I am back to writing. When I write, my heart pumps and I go in a trance. This needs to be done and maybe this is what I was born to do.
Evaluate your progress after 10,000 hrs
I was listening to Malcom Gladwell on CNN couple of days back. Amazing guy, I love his take on simple things in life. Anyway, he was talking to Fareed Zakaria about his recent book “The Outliers“. If you don’t know what that book is about, here is a simple one-line jist until you read it sometime – “Behind every great person’s success there are two things – the time they are born and 10,000 hrs of sheer hard work”. The first factor of when you are born is pre-determined, I guess. You cannot do much about it other than make the best out of it.
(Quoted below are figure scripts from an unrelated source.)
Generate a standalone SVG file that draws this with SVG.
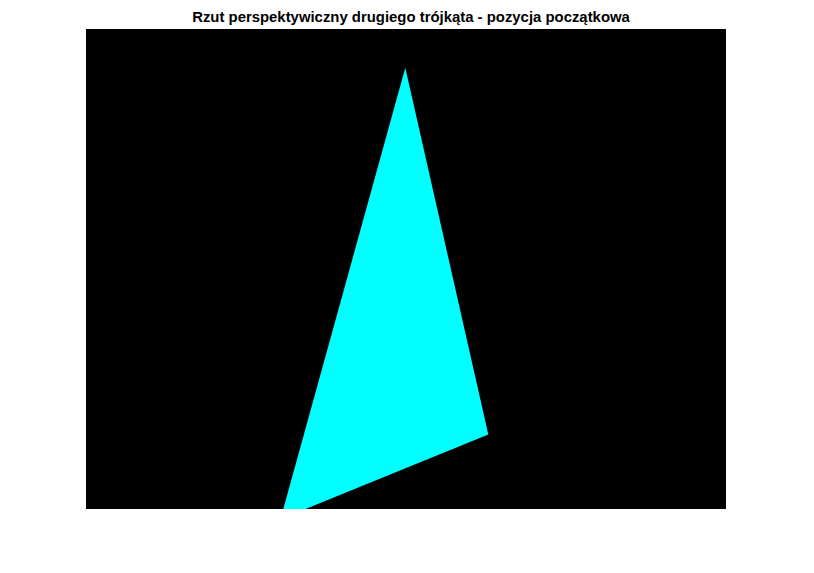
<svg xmlns="http://www.w3.org/2000/svg" width="814" height="573" viewBox="0 0 814 573">
<style>
.title{font-family:"Liberation Sans",Arial,sans-serif;font-size:14.9px;font-weight:bold;fill:#000}
</style>
<rect x="0" y="0" width="814" height="573" fill="#fff"/>
<g id="axes">
<rect x="86" y="29" width="640" height="480" fill="#000"/>
<polygon points="405.3,67.7 488.3,434.5 305.5,509 283.3,509" fill="#0ff"/>
</g>
<text class="title" x="411" y="22" text-anchor="middle">Rzut perspektywiczny drugiego trójkąta - pozycja początkowa</text>
</svg>
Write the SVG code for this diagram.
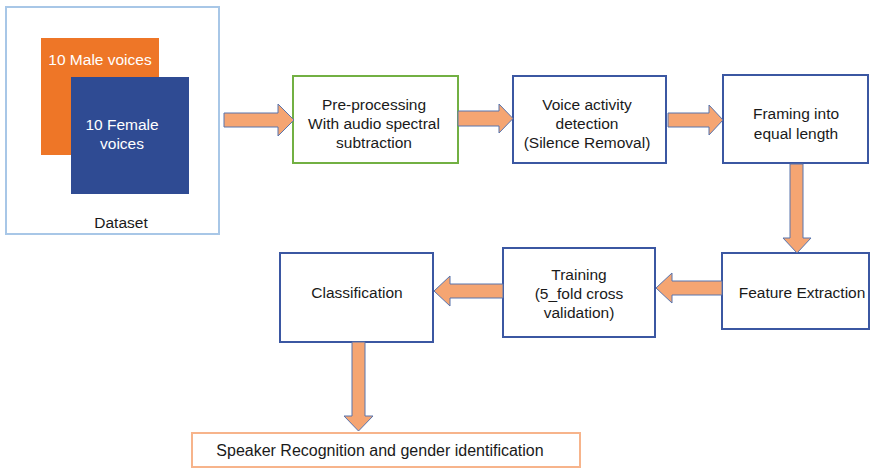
<svg xmlns="http://www.w3.org/2000/svg" width="883" height="469" viewBox="0 0 883 469">
<style>
text{font-family:"Liberation Sans",Arial,sans-serif;font-size:15.5px;fill:#1a1a1a;text-anchor:middle}
.w{fill:#ffffff}
.box{fill:#ffffff;stroke:#3b57a2;stroke-width:2}
.arrow{fill:#f5a572;stroke:#5874ad;stroke-width:1}
</style>
<rect width="883" height="469" fill="#ffffff"/>
<g id="dataset">
<rect x="6" y="7" width="213" height="227" fill="#ffffff" stroke="#a8c7e7" stroke-width="2"/>
<g id="male">
<rect x="41" y="38" width="118" height="117" fill="#ee7627"/>
<text class="w" x="100" y="65">10 Male voices</text>
</g>
<g id="female">
<rect x="71" y="77" width="118" height="117" fill="#2f4b93"/>
<text class="w" x="122" y="130">10 Female</text>
<text class="w" x="122" y="149">voices</text>
</g>
<text x="121" y="228">Dataset</text>
</g>
<g id="preprocessing">
<rect x="293" y="76" width="165" height="87" fill="#ffffff" stroke="#72b043" stroke-width="2"/>
<text x="374" y="110">Pre-processing</text>
<text x="374" y="129">With audio spectral</text>
<text x="374" y="148">subtraction</text>
</g>
<g id="vad">
<rect class="box" x="513" y="76" width="153" height="87"/>
<text x="587" y="110">Voice activity</text>
<text x="587" y="129">detection</text>
<text x="587" y="148">(Silence Removal)</text>
</g>
<g id="framing">
<rect class="box" x="723" y="75" width="145" height="88"/>
<text x="796" y="119">Framing into</text>
<text x="796" y="139">equal length</text>
</g>
<g id="feature">
<rect class="box" x="722" y="253" width="147" height="76"/>
<text x="802" y="298">Feature Extraction</text>
</g>
<g id="training">
<rect class="box" x="503" y="248" width="152" height="89"/>
<text x="579" y="280">Training</text>
<text x="579" y="299">(5_fold cross</text>
<text x="579" y="318">validation)</text>
</g>
<g id="classification">
<rect class="box" x="280" y="253" width="153" height="89"/>
<text x="357" y="298">Classification</text>
</g>
<g id="speaker">
<rect x="192" y="433" width="388" height="34" fill="#ffffff" stroke="#f7b48b" stroke-width="2"/>
<text x="380" y="456" style="font-size:16px">Speaker Recognition and gender identification</text>
</g>
<g id="connectors">
<polygon class="arrow" points="224,113 278,113 278,104 294,120 278,136 278,127 224,127"/>
<polygon class="arrow" points="458,111 499,111 499,104 513,118.5 499,133 499,126 458,126"/>
<polygon class="arrow" points="668,113 709,113 709,105 723,120 709,135 709,127 668,127"/>
<polygon class="arrow" points="790,164 803,164 803,238 811,238 797,253 783,238 790,238"/>
<polygon class="arrow" points="722,281 672,281 672,273 656,288 672,303 672,295 722,295"/>
<polygon class="arrow" points="503,284 450,284 450,276 434,291 450,306 450,298 503,298"/>
<polygon class="arrow" points="352,342 365,342 365,416 373,416 358.5,431 344,416 352,416"/>
</g>
</svg>
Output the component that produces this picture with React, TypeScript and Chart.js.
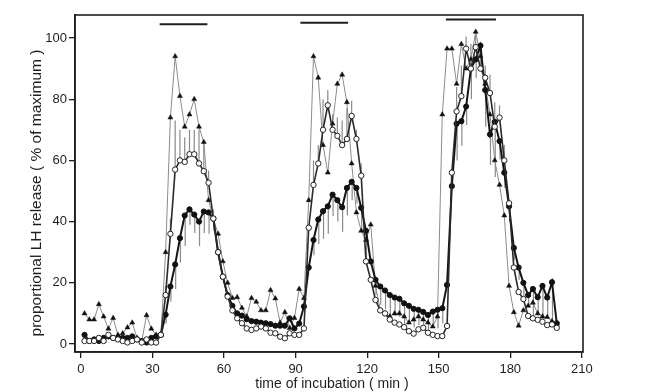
import React, { useEffect, useRef } from 'react';
import { Chart, registerables } from 'chart.js';

Chart.register(...registerables);

// sampling times (min)
const TIMES = [
  1.5, 3.5, 5.5, 7.5, 9.5, 11.5, 13.5, 15.5, 17.5, 19.5,
  21.5, 23.5, 25.5, 27.5, 29.5, 31.5, 33.5, 35.5, 37.5, 39.5,
  41.5, 43.5, 45.5, 47.5, 49.5, 51.5, 53.5, 55.5, 57.5, 59.5,
  61.5, 63.5, 65.5, 67.5, 69.5, 71.5, 73.5, 75.5, 77.5, 79.5,
  81.5, 83.5, 85.5, 87.5, 89.5, 91.5, 93.5, 95.5, 97.5, 99.5,
  101.5, 103.5, 105.5, 107.5, 109.5, 111.5, 113.5, 115.5, 117.5, 119.5,
  121.5, 123.5, 125.5, 127.5, 129.5, 131.5, 133.5, 135.5, 137.5, 139.5,
  141.5, 143.5, 145.5, 147.5, 149.5, 151.5, 153.5, 155.5, 157.5, 159.5,
  161.5, 163.5, 165.5, 167.5, 169.5, 171.5, 173.5, 175.5, 177.5, 179.5,
  181.5, 183.5, 185.5, 187.5, 189.5, 191.5, 193.5, 195.5, 197.5, 199.5,
];

// triangles (thin grey line)
const TRIANGLE = [
  10, 8, 8, 13, 9, 5, 8.5, 3, 3.5, 5.4,
  7, 2, 1, 9.4, 5, 3, 3, 30, 74, 94,
  81, 71, 75, 80, 71, 66, 47, 41, 36, 27,
  20, 15, 15.3, 11.8, 9, 15, 13.8, 11, 11, 17.6,
  14.9, 7, 10.4, 5.2, 8.5, 18, 15, 47, 94, 87,
  65, 56, 72, 85, 88, 79, 59, 43, 37, 34,
  39, 19, 11, 10, 9, 10, 10, 9, 7, 8,
  9, 8, 7, 5.7, 9, 75, 96.5, 96.5, 85, 98,
  90, 93, 102, 94, 85, 75, 60, 52, 42, 19,
  10.4, 6, 11, 12.5, 13.5, 10, 9, 8.8, 7.5, 6.5,
];

// open circles
const OPEN = [
  1, 1, 1, 2, 1, 3, 2, 1.5, 1, 0.5,
  1, 1.5, 0.5, 1.5, 0.5, 0.5, 3, 16, 36, 57,
  60, 59.5, 62, 62, 59, 56.5, 52.7, 41, 30, 22,
  15.5, 11, 8.4, 6.8, 5.1, 4.6, 5.1, 5.7, 5.1, 3.7,
  3.5, 2.4, 1.9, 3.5, 3, 3, 5.1, 38, 52, 59,
  70, 78, 70, 68, 65, 67, 74.5, 67, 55, 27,
  21, 14.4, 11, 10, 8, 7, 6.4, 5.5, 4.2, 3.4,
  4.8, 5.3, 3.7, 3, 2.6, 2.6, 5.9, 56, 76, 81,
  96.5, 90, 97, 90, 87, 82, 71, 74, 60, 46,
  25, 17, 14.7, 9.2, 8.4, 7.9, 7.3, 6.2, 6.4, 5.3,
];

// filled circles
const FILLED = [
  3, 1, 1.5, 1, 2, 2.5, 2, 2, 2, 2,
  2.5, 1.5, 1, 0.5, 2, 2.5, 3, 9.6, 18.8, 26,
  34.6, 42, 44, 42.3, 40, 43.3, 43, 41, 30, 22,
  16, 12.5, 10, 9.3, 8.1, 7.5, 7.3, 7, 6.8, 6.5,
  6, 6, 6, 8.4, 5.1, 6.7, 12.3, 25, 34, 40.7,
  43.4, 45, 48.8, 47, 44.7, 51, 53, 51, 44.5, 37,
  27, 21, 18.8, 17.5, 16, 15.2, 14.8, 13.3, 12.5, 11.5,
  11.2, 10.5, 9.5, 10.6, 11.2, 11.7, 19.3, 51.6, 72, 72.8,
  77.6, 90, 93, 97.5, 83, 68.5, 72.6, 66.3, 56, 45,
  31.4, 25, 20, 16, 18, 15.3, 19, 15.2, 20.2, 6.8,
];

// error bars (upward on open circles, downward on filled circles)
const OPEN_ERR = [
  0, 0, 0, 0, 0, 0, 0, 0, 0, 0,
  0, 0, 0, 0, 0, 0, 0, 3, 5, 16,
  10, 8, 8, 8, 11, 9, 4, 3, 0, 0,
  0, 0, 0, 0, 0, 0, 0, 0, 0, 0,
  0, 0, 0, 0, 0, 0, 0, 0, 8, 6,
  10, 5, 5, 6, 8, 10, 5, 3, 4, 0,
  0, 0, 0, 0, 0, 0, 0, 0, 0, 0,
  0, 0, 0, 0, 0, 0, 0, 0, 8, 10,
  4, 8, 4, 6, 4, 6, 8, 4, 5, 0,
  0, 0, 0, 0, 0, 0, 0, 0, 0, 0,
];

const FILLED_ERR = [
  0, 0, 0, 0, 0, 0, 0, 0, 0, 0,
  0, 0, 0, 0, 0, 0, 0, 3, 5, 8,
  8, 10, 5, 6, 8, 7, 7, 4, 0, 0,
  0, 0, 0, 0, 0, 0, 0, 0, 0, 0,
  0, 0, 0, 0, 0, 0, 0, 0, 5, 8,
  9, 9, 7, 7, 8, 9, 6, 5, 8, 10,
  0, 5, 6, 6, 7, 6, 6, 7, 6, 6,
  5, 6, 5, 5, 6, 5, 0, 0, 12, 8,
  6, 10, 6, 8, 12, 10, 18, 6, 5, 5,
  4, 4, 5, 4, 9, 6, 11, 6, 12, 0,
];

const X_TICKS = [0, 30, 60, 90, 120, 150, 180, 210];
const Y_TICKS = [0, 20, 40, 60, 80, 100];

// stimulation periods (bars at the top)
const STIM_START = [33, 92, 153];
const STIM_END = [53, 112, 174];
const STIM_LEVEL = [104.5, 105, 106];

const X_TITLE = 'time of incubation ( min )';
const Y_TITLE = 'proportional LH release ( % of maximum )';

const FONT = '"Liberation Sans", Arial, Helvetica, sans-serif';
const INK = '#1e1e1e';

const errorBarsPlugin = {
  id: 'errorBars',
  beforeDatasetsDraw(chart: any) {
    const { ctx, scales } = chart;
    const xs = scales.x;
    const ys = scales.y;
    ctx.save();
    ctx.strokeStyle = '#8a8a8a';
    ctx.lineWidth = 1.2;
    for (let i = 0; i < TIMES.length; i++) {
      const px = xs.getPixelForValue(TIMES[i]);
      if (OPEN_ERR[i] > 0) {
        ctx.beginPath();
        ctx.moveTo(px, ys.getPixelForValue(OPEN[i]));
        ctx.lineTo(px, ys.getPixelForValue(OPEN[i] + OPEN_ERR[i]));
        ctx.stroke();
      }
      if (FILLED_ERR[i] > 0) {
        ctx.beginPath();
        ctx.moveTo(px + 0.5, ys.getPixelForValue(FILLED[i]));
        ctx.lineTo(px + 0.5, ys.getPixelForValue(FILLED[i] - FILLED_ERR[i]));
        ctx.stroke();
      }
    }
    ctx.restore();
  },
};

const framePlugin = {
  id: 'frame',
  afterDraw(chart: any) {
    const { ctx, chartArea } = chart;
    ctx.save();
    ctx.strokeStyle = INK;
    ctx.lineWidth = 1.6;
    ctx.strokeRect(chartArea.left, chartArea.top, chartArea.right - chartArea.left, chartArea.bottom - chartArea.top);
    ctx.fillStyle = INK;
    ctx.textAlign = 'center';
    ctx.textBaseline = 'middle';
    ctx.font = `14px ${FONT}`;
    ctx.fillText(X_TITLE, 332, 384);
    ctx.save();
    ctx.translate(37, 193);
    ctx.rotate(-Math.PI / 2);
    ctx.font = `15.5px ${FONT}`;
    ctx.fillText(Y_TITLE, 0, 0);
    ctx.restore();
    ctx.restore();
  },
};

export default function App() {
  const ref = useRef<HTMLCanvasElement | null>(null);

  useEffect(() => {
    if (!ref.current) return;
    const pts = (vals: number[]) => TIMES.map((t, i) => ({ x: t, y: vals[i] }));
    const stimSets = STIM_START.map((s, i) => ({
      label: 'stim' + i,
      data: [
        { x: s, y: STIM_LEVEL[i] },
        { x: STIM_END[i], y: STIM_LEVEL[i] },
      ],
      borderColor: INK,
      borderWidth: 2,
      pointRadius: 0,
      order: 0,
    }));
    const chart = new Chart(ref.current, {
      type: 'line',
      data: {
        datasets: [
          {
            label: 'triangles',
            data: pts(TRIANGLE),
            borderColor: '#8c8c8c',
            borderWidth: 1,
            pointStyle: 'triangle',
            pointRadius: 2.9,
            pointBackgroundColor: '#111',
            pointBorderColor: '#111',
            pointBorderWidth: 0.5,
            order: 3,
          },
          {
            label: 'open',
            data: pts(OPEN),
            borderColor: '#2a2a2a',
            borderWidth: 1.6,
            pointStyle: 'circle',
            pointRadius: 2.7,
            pointBackgroundColor: '#ffffff',
            pointBorderColor: '#222',
            pointBorderWidth: 1,
            order: 1,
          },
          {
            label: 'filled',
            data: pts(FILLED),
            borderColor: '#151515',
            borderWidth: 2,
            pointStyle: 'circle',
            pointRadius: 2.6,
            pointBackgroundColor: '#111',
            pointBorderColor: '#111',
            pointBorderWidth: 1,
            order: 2,
          },
          ...stimSets,
        ] as any,
      },
      options: {
        animation: false,
        responsive: false,
        maintainAspectRatio: false,
        devicePixelRatio: 1,
        layout: { padding: { left: 0, right: 67, top: 15, bottom: 0 } },
        plugins: { legend: { display: false }, tooltip: { enabled: false } },
        elements: { line: { tension: 0 } },
        scales: {
          x: {
            type: 'linear',
            min: -2.5,
            max: 210.5,
            afterBuildTicks: (s: any) => {
              s.ticks = X_TICKS.map((v) => ({ value: v }));
            },
            afterFit: (s: any) => {
              s.height = 40;
            },
            grid: { display: true, drawOnChartArea: false, drawTicks: true, tickLength: 6, color: INK, lineWidth: 1.3 },
            border: { display: true, color: INK, width: 1.6 },
            ticks: { color: INK, font: { family: FONT, size: 13 }, padding: 4, maxRotation: 0, autoSkip: false },
          },
          y: {
            type: 'linear',
            min: -2.6,
            max: 107.5,
            afterBuildTicks: (s: any) => {
              s.ticks = Y_TICKS.map((v) => ({ value: v }));
            },
            afterFit: (s: any) => {
              s.width = 75;
            },
            grid: { display: true, drawOnChartArea: false, drawTicks: true, tickLength: 6, color: INK, lineWidth: 1.3 },
            border: { display: true, color: INK, width: 1.6 },
            ticks: { color: INK, font: { family: FONT, size: 13 }, padding: 2, autoSkip: false },
          },
        },
      } as any,
      plugins: [errorBarsPlugin, framePlugin],
    });
    return () => chart.destroy();
  }, []);

  return (
    <div style={{ position: 'absolute', left: 0, top: 0, width: 650, height: 392, background: '#fff' }}>
      <canvas ref={ref} width={650} height={392} style={{ width: 650, height: 392, display: 'block' }} />
    </div>
  );
}
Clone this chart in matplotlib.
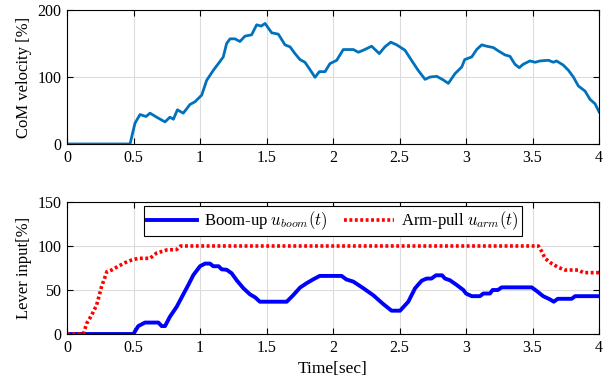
import numpy as np
import matplotlib
matplotlib.use('Agg')
import matplotlib.pyplot as plt

plt.rcParams['font.family'] = ['Liberation Serif', 'DejaVu Serif']
plt.rcParams['mathtext.fontset'] = 'cm'

# CoM velocity [%]
t_vel = [0.0, 0.474, 0.511, 0.549, 0.594, 0.624, 0.674, 0.737, 0.774, 0.80, 0.83, 0.874,
         0.925, 0.962, 1.013, 1.05, 1.10, 1.138, 1.175, 1.20, 1.226, 1.263, 1.30, 1.338,
         1.388, 1.426, 1.46, 1.489, 1.539, 1.589, 1.639, 1.677, 1.714, 1.752, 1.789, 1.827,
         1.865, 1.897, 1.94, 1.977, 2.028, 2.077, 2.153, 2.19, 2.228, 2.29, 2.348, 2.39,
         2.434, 2.479, 2.541, 2.59, 2.64, 2.692, 2.73, 2.78, 2.83, 2.867, 2.917, 2.968,
         2.99, 3.043, 3.08, 3.118, 3.155, 3.205, 3.243, 3.293, 3.33, 3.368, 3.40, 3.43,
         3.48, 3.52, 3.556, 3.62, 3.657, 3.68, 3.73, 3.77, 3.807, 3.845, 3.895, 3.932,
         3.97, 4.0]
vel = [0, 0, 31, 44, 41, 46, 40, 33, 40, 37, 51, 46,
       59, 63, 73, 95, 110, 120, 130, 150, 157, 157, 153, 161,
       163, 178, 176, 180, 166, 164, 148, 145, 135, 126, 122, 111,
       99.5, 108, 108, 120, 125, 141, 141, 137, 140, 146, 135, 145,
       152, 148, 140, 125, 110, 96.5, 100, 101, 95.5, 90.5, 105, 115,
       126, 130, 141, 148, 146, 144, 139, 133, 131, 119, 114, 119,
       124, 122, 124, 125, 122, 124, 118, 110, 100, 86.5, 79, 66.7,
       60, 48]

# Lever inputs [%]
t_boom = [0.0, 0.499, 0.536, 0.586, 0.687, 0.712, 0.737, 0.774, 0.825, 0.874, 0.912, 0.95,
          1.0, 1.038, 1.075, 1.10, 1.14, 1.163, 1.2, 1.238, 1.276, 1.326, 1.376, 1.414,
          1.45, 1.652, 1.70, 1.752, 1.80, 1.85, 1.90, 2.065, 2.10, 2.153, 2.228, 2.303,
          2.378, 2.44, 2.504, 2.566, 2.617, 2.667, 2.704, 2.74, 2.774, 2.82, 2.842, 2.88,
          2.93, 2.98, 3.0, 3.043, 3.105, 3.13, 3.18, 3.2, 3.24, 3.268, 3.494, 3.53,
          3.58, 3.63, 3.66, 3.69, 3.795, 3.82, 4.0]
boom = [0, 0, 9, 13, 13, 9, 9, 19.7, 31, 45, 55.7, 67,
        77, 80, 80, 77, 77, 73.5, 73, 69, 61, 52, 45, 41.7,
        36.7, 36.7, 44, 52.7, 57.6, 62, 66, 66, 62, 59.5, 52, 44,
        34, 26.5, 26.5, 36.7, 52, 60.6, 63, 63, 66.7, 66.7, 63, 61,
        55.7, 50, 46, 43, 43, 46, 46, 50, 50, 53, 53, 49,
        43, 39.4, 36.7, 40, 40, 43, 43]

t_arm = [0.0, 0.123, 0.148, 0.186, 0.223, 0.26, 0.30, 0.336, 0.386, 0.436, 0.486, 0.536,
         0.624, 0.674, 0.75, 0.825, 0.855, 3.544, 3.57, 3.594, 3.644, 3.694, 3.744, 3.845,
         3.882, 4.0]
arm = [0, 0, 12, 21.6, 33, 53.8, 70.8, 72.7, 77, 81, 84, 86,
       86, 92, 95.5, 96, 100, 100, 93.6, 86, 80, 75.7, 72.7, 72.7,
       69.7, 69.7]

xticks = [0, 0.5, 1, 1.5, 2, 2.5, 3, 3.5, 4]
xticklabels = ['0', '0.5', '1', '1.5', '2', '2.5', '3', '3.5', '4']

fig = plt.figure(figsize=(6.13, 3.86), dpi=100)
ax1 = fig.add_axes([0.1093, 0.627, 0.8679, 0.347])
ax2 = fig.add_axes([0.1093, 0.1347, 0.8679, 0.342])

ax1.plot(t_vel, vel, color='#0072BD', lw=2.0)
ax1.set_ylim(0, 200)
ax1.set_yticks([0, 100, 200])
ax1.set_ylabel('CoM velocity [%]', fontsize=12)

ax2.plot(t_boom, boom, color='#0000FF', lw=2.8, label=r'Boom-up $u_{boom}(t)$')
ax2.plot(t_arm, arm, color='#FF0000', lw=2.6, ls=(0, (0.8, 0.7)),
         label=r'Arm-pull $u_{arm}(t)$')
ax2.set_ylim(0, 150)
ax2.set_yticks([0, 50, 100, 150])
ax2.set_ylabel('Lever input[%]', fontsize=12)
ax2.set_xlabel('Time[sec]', fontsize=12.5, labelpad=4)
leg = ax2.legend(loc='upper center', ncol=2, fontsize=12, fancybox=False,
                 framealpha=1, edgecolor='black', borderpad=0.2, handlelength=3.0,
                 columnspacing=1.0, handletextpad=0.4, borderaxespad=0.25)
leg.get_frame().set_linewidth(0.8)

for ax in (ax1, ax2):
    ax.set_xlim(0, 4)
    ax.set_xticks(xticks)
    ax.set_xticklabels(xticklabels)
    ax.grid(True, color='#dcdcdc', lw=0.8)
    ax.set_axisbelow(True)
    ax.tick_params(direction='in', top=True, right=True, labelsize=11.5, length=4, pad=4)
    for s in ax.spines.values():
        s.set_linewidth(0.8)

fig.savefig('out.png', dpi=100)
The second factor is interesting – 10,000 hrs of hard work. So, Gladwell in his interview said that he believed talent to be the desire to put 10,000 hrs of effort into something you want to do.
This is my take on this humdinger. Evaluate yourself after 10,000 hours. You might reach success before that or after that. In general, success is relative and cannot be accurtely quantified. However, after 10,000 hrs of work, you can start evaluating your progress. It will give you a _very_good_ overview of where you stand. Until the 10,000th hour, keep chugging. If our goal is to keep adding on quality hours to our project, when we hit 10,000, we would have accomplished lot of things. An easy way to remember this figure is – If we work 10 hrs a day on something, to reach 10,000 hrs, we need to work for little over 3 years.
Say for instance, you are writing a book. Your goal is to first finish the book and assume you finish the book in one year. The next two years you spend time marketing, publishing, doing book tours, etc. Everything is part of this grand scheme of getting your book published. At the end of the year three, if self-evaluation comes, it will give you a true insight.
Achieving
It is easy to be an achiever. On the other hand, it is very hard to be ordinary. Every person is born to do great things. However, we constrain ourselves within false boundaries and settle for something less. We try to get a job at Google when it is easier to start a company like Google. We strive hard to keep our jobs intact by curbing our natural creativity and flair, while we are born to do otherwise. Achieving is easy. It is actually much easier than convincing ourselves that we should walk by the rules of this world.
The problem is that every one of us has been told in some point of our lives about what is “safe” to do to gain society’s respect. We take these lessons to heart rather than the lessons that come from within us. We “learn” to believe that these fake rules created by people who were scared to explore their inner selves are the rules to live by. Look at every child – he/she is an achiever. They play by their rules and they are not scared by what you think of their perception of the world.
Being an achiever is the easiest and best thing one can do for themselves. All they have to do is be themselves and do things that really make them happy. They have to let their inner child take control of the outer world. If only everybody could do that, we will have this world overflowing with happiness and tale of accomplishments.